YOUR TASK>
Find the word "with" in the listing; pull out each line holding it.

PROVIDED ENTRIES>

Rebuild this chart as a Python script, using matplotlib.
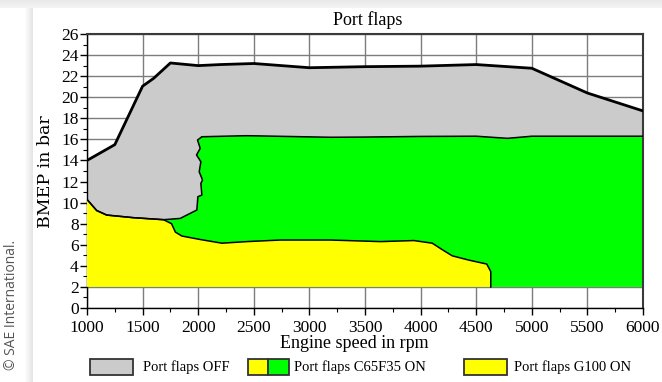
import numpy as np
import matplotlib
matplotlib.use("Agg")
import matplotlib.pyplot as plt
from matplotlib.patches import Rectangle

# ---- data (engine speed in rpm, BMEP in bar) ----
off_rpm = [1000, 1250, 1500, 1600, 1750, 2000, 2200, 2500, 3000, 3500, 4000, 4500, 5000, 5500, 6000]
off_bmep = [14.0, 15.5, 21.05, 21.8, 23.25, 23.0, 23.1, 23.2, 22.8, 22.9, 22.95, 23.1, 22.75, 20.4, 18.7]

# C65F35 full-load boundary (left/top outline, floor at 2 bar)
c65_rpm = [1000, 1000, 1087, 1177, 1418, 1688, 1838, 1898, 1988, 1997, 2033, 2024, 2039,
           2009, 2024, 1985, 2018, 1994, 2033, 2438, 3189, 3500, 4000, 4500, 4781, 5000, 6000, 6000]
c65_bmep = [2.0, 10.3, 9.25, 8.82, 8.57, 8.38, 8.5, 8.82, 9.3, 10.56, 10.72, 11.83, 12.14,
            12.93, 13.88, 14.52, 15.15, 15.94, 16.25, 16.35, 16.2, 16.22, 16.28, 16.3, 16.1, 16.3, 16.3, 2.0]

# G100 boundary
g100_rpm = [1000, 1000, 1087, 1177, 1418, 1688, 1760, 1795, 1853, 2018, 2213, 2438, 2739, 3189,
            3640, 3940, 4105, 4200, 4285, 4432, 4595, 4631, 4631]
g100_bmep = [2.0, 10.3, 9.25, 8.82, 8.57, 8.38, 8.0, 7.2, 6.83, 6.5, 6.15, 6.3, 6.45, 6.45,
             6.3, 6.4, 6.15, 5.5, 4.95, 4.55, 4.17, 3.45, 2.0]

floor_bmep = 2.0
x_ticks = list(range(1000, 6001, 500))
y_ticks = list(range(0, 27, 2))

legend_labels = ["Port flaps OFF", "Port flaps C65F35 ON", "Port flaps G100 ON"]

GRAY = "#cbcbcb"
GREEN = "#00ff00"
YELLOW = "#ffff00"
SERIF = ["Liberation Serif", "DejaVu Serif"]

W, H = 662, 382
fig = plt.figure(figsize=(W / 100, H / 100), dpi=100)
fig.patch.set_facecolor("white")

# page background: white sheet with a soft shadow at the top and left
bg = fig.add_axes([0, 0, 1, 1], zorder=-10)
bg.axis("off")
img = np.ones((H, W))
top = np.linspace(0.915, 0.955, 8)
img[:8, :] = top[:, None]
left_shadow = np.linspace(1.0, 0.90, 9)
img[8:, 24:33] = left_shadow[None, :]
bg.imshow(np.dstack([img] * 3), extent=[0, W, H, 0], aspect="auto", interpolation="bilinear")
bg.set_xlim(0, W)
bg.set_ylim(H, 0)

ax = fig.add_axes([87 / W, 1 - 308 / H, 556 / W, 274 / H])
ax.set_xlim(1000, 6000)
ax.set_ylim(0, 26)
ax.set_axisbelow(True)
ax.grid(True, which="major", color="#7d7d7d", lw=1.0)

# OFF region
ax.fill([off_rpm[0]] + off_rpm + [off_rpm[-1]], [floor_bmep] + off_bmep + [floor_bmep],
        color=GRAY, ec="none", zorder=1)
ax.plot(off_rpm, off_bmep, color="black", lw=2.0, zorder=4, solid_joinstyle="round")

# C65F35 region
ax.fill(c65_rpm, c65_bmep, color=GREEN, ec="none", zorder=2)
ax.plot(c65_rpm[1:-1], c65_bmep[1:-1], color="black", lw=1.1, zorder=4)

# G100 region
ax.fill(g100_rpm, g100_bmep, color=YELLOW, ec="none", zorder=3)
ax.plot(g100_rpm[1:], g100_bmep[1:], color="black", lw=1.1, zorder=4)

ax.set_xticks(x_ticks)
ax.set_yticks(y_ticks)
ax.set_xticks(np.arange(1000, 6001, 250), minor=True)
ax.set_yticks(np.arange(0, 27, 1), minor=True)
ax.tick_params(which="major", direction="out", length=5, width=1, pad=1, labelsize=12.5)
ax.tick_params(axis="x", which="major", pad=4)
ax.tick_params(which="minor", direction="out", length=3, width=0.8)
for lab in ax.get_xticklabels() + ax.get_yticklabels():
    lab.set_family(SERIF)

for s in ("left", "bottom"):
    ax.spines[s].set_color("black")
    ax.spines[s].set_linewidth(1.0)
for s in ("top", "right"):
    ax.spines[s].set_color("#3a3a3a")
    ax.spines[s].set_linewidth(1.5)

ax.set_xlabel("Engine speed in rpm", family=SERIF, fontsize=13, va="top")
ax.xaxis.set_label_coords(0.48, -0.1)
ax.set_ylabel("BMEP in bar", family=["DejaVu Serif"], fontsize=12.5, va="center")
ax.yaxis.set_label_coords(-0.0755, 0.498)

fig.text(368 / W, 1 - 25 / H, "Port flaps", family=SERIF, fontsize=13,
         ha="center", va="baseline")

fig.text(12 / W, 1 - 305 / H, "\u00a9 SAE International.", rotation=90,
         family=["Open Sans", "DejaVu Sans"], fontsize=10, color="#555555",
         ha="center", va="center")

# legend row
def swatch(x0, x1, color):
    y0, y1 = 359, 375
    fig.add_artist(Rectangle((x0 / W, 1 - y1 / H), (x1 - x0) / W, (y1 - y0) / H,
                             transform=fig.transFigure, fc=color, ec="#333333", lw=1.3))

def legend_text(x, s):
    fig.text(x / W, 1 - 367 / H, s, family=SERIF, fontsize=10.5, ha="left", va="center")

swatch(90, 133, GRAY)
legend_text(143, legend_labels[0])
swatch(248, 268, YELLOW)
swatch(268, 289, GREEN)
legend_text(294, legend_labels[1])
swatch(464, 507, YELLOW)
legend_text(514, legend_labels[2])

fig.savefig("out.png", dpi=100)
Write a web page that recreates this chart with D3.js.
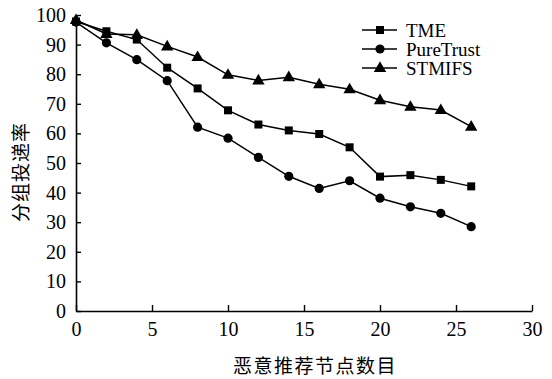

CORRECT ANSWER>
# page background: white sheet with a soft shadow at the top and left
Write a web page that recreates this chart with D3.js.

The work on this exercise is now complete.